O historiador sublinha que o regime «democrático» e «benevolente» anterior ao Estado Novo tinha «uma forte componente anti-operária e de polícias políticas que agiam com uma brutalidade espantosa e que deportavam sem julgamento».

«Um regime sinistro», resume António Monteiro Cardoso.

Na obra sobre o tenente Pires, fala-se, por exemplo, da Legião Vermelha, «uma organização terrorista de contornos ocultos, de acção directa, destinada a atacar patrões, polícias e outros serventuários menores do capital».

A Legião fez um atentado contra o comandante da polícia de Lisboa, Ferreira do Amaral, origem de uma repressão que atingiu o auge em 1925.

Em 1931, o número de deportados «sociais» e «políticos» portugueses em Timor ultrapassava os 500, superior ao número de funcionários da administração.

Sobre a política de Salazar em Timor, António Monteiro Cardoso defende que o ditador português «demonstrou um desprezo absoluto pela vida humana e um cinismo completo».

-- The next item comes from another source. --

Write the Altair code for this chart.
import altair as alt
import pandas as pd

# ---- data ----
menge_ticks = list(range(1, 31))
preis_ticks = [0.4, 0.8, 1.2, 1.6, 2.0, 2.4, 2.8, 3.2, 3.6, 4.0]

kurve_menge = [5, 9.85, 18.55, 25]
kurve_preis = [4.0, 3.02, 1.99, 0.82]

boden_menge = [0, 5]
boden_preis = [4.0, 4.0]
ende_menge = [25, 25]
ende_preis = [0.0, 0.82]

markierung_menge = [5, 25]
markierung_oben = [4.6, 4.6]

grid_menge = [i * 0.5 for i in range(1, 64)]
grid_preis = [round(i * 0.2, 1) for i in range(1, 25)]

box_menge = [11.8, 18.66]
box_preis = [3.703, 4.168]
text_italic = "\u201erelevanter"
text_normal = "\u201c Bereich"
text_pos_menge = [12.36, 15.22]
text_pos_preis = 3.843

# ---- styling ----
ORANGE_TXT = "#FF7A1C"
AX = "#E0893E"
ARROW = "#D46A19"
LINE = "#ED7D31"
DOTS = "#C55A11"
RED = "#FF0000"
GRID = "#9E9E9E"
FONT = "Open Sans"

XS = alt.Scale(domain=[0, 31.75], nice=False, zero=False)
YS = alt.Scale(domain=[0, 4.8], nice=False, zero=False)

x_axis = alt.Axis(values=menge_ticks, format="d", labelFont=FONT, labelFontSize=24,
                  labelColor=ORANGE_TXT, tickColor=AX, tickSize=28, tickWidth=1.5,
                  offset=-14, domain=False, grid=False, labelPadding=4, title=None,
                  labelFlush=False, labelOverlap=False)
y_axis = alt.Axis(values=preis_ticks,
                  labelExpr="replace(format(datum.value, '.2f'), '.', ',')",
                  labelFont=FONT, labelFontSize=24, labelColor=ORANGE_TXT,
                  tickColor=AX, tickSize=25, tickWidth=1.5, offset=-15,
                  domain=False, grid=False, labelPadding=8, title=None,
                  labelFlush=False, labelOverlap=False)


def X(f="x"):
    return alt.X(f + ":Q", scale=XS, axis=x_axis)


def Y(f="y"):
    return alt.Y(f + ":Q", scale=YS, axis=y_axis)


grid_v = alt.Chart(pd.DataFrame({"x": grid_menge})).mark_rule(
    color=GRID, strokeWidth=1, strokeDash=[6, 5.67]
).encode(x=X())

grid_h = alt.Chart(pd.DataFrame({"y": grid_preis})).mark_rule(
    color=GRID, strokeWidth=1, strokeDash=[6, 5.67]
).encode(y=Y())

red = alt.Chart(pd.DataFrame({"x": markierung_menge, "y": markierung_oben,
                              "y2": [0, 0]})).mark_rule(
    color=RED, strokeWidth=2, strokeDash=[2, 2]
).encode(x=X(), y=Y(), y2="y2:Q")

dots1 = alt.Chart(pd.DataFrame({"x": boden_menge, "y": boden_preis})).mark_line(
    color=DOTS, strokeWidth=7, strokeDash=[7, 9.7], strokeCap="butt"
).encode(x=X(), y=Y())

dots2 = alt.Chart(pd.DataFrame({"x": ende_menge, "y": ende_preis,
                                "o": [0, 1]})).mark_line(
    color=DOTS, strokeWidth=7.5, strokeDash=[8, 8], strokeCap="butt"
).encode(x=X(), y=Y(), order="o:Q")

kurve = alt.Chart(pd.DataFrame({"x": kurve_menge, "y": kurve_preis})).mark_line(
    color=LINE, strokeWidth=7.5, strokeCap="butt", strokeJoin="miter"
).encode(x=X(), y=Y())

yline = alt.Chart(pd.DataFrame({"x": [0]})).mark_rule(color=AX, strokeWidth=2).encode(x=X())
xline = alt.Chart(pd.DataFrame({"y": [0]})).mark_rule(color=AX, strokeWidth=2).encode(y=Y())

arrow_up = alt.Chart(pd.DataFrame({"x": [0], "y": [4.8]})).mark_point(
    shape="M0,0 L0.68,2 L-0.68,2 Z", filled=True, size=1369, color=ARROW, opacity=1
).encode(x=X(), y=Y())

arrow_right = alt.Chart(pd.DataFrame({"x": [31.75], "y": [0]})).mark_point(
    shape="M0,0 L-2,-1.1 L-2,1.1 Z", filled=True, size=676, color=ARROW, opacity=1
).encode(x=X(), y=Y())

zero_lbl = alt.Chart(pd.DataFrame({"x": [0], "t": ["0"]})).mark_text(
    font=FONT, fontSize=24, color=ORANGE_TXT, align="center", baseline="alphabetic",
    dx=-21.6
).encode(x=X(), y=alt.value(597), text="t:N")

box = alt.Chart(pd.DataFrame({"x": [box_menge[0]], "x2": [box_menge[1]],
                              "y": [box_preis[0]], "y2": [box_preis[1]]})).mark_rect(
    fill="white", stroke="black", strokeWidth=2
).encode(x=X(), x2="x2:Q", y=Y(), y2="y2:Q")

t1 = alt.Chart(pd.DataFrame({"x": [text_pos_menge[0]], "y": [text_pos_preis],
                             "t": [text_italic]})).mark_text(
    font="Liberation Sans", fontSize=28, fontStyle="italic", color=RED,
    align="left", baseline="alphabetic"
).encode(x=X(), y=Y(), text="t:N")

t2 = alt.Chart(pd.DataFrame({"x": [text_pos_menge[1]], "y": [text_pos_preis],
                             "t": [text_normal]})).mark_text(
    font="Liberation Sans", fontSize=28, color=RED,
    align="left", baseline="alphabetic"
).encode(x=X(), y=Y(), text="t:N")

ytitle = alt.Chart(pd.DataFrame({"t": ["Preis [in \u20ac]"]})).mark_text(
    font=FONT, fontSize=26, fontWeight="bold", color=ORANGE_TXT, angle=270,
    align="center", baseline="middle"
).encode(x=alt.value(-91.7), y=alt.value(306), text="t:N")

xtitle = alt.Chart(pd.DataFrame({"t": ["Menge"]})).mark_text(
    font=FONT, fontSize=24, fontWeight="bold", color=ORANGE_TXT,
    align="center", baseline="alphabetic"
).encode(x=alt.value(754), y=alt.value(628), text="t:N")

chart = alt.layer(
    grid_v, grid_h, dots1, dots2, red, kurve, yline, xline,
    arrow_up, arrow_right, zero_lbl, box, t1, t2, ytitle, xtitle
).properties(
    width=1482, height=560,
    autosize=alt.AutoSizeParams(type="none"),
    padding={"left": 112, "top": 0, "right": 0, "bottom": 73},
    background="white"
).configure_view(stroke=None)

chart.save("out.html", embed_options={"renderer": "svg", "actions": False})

Salazar pediu aos portugueses, perseguidos pelos japoneses, um «massacre inútil», uma decisão que antecipa o que aconteceu em 1961 com a invasão de Goa.

Na análise do historiador, Salazar descurou a protecção da colónia, até antes do início da guerra no Pacífico, não dando garantias de efectiva neutralidade nem ao Japão nem à Austrália e às potências Aliadas.

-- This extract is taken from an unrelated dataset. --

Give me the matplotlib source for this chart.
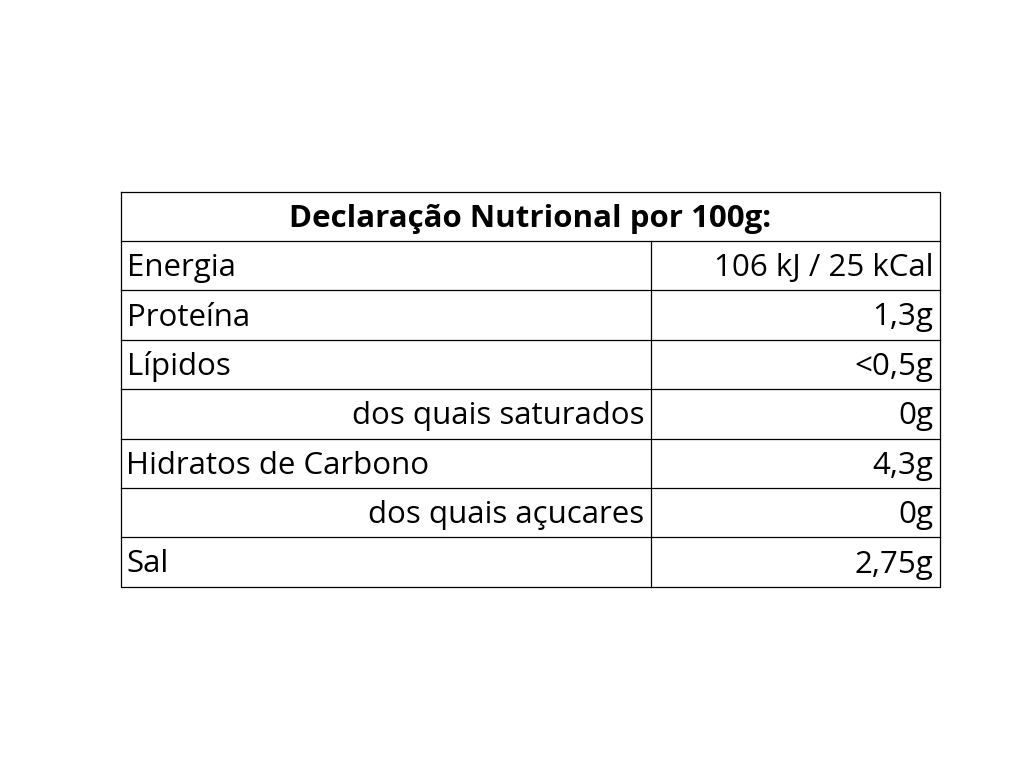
import matplotlib.pyplot as plt

title = "Declaração Nutrional por 100g:"
nutrients = ["Energia", "Proteína", "Lípidos", "dos quais saturados",
             "Hidratos de Carbono", "dos quais açucares", "Sal"]
amounts = ["106 kJ / 25 kCal", "1,3g", "<0,5g", "0g", "4,3g", "0g", "2,75g"]
indented = [False, False, False, True, False, True, False]

plt.rcParams['font.family'] = ['Open Sans', 'DejaVu Sans']

fig = plt.figure(figsize=(10.31, 7.7), dpi=100)
ax = fig.add_axes([0, 0, 1, 1])
ax.set_xlim(0, 1031)
ax.set_ylim(770, 0)
ax.axis('off')

left, right, split = 120.5, 939.5, 650.5
top, row_h = 191.5, 49.4
n = len(nutrients) + 1
bottom = top + n * row_h

# grid
ax.plot([left, right, right, left, left], [top, top, bottom, bottom, top], color='black', lw=0.9)
for i in range(1, n):
    y = top + i * row_h
    ax.plot([left, right], [y, y], color='black', lw=0.9)
ax.plot([split, split], [top + row_h, bottom], color='black', lw=0.9)

fs = 22.5
dy = 2.5
ax.text((left + right) / 2, top + row_h / 2 + dy, title, ha='center', va='center',
        fontsize=fs, fontweight='bold')
for i, (name, amt, ind) in enumerate(zip(nutrients, amounts, indented)):
    yc = top + (i + 1.5) * row_h + dy
    if ind:
        ax.text(split - 6, yc, name, ha='right', va='center', fontsize=fs)
    else:
        ax.text(left + 6, yc, name, ha='left', va='center', fontsize=fs)
    ax.text(right - 6, yc, amt, ha='right', va='center', fontsize=fs)

fig.savefig('out.png', dpi=100)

O tenente Pires e outros portugueses em Timor foram usados e sacrificados por Salazar para «garantir» a soberania sobre a colónia.

«Os mortos foram esquecidos e os sobreviventes perseguidos», conta o historiador.

Do tenente Pires, fica a história de um oficial que conseguiu salvar centenas de vidas «e que depois fica para a morte, acossado por todos os lados».

«É um exemplo de dignidade, coragem e abnegação até à morte, para cumprir um compromisso», conclui António Monteiro Cardoso.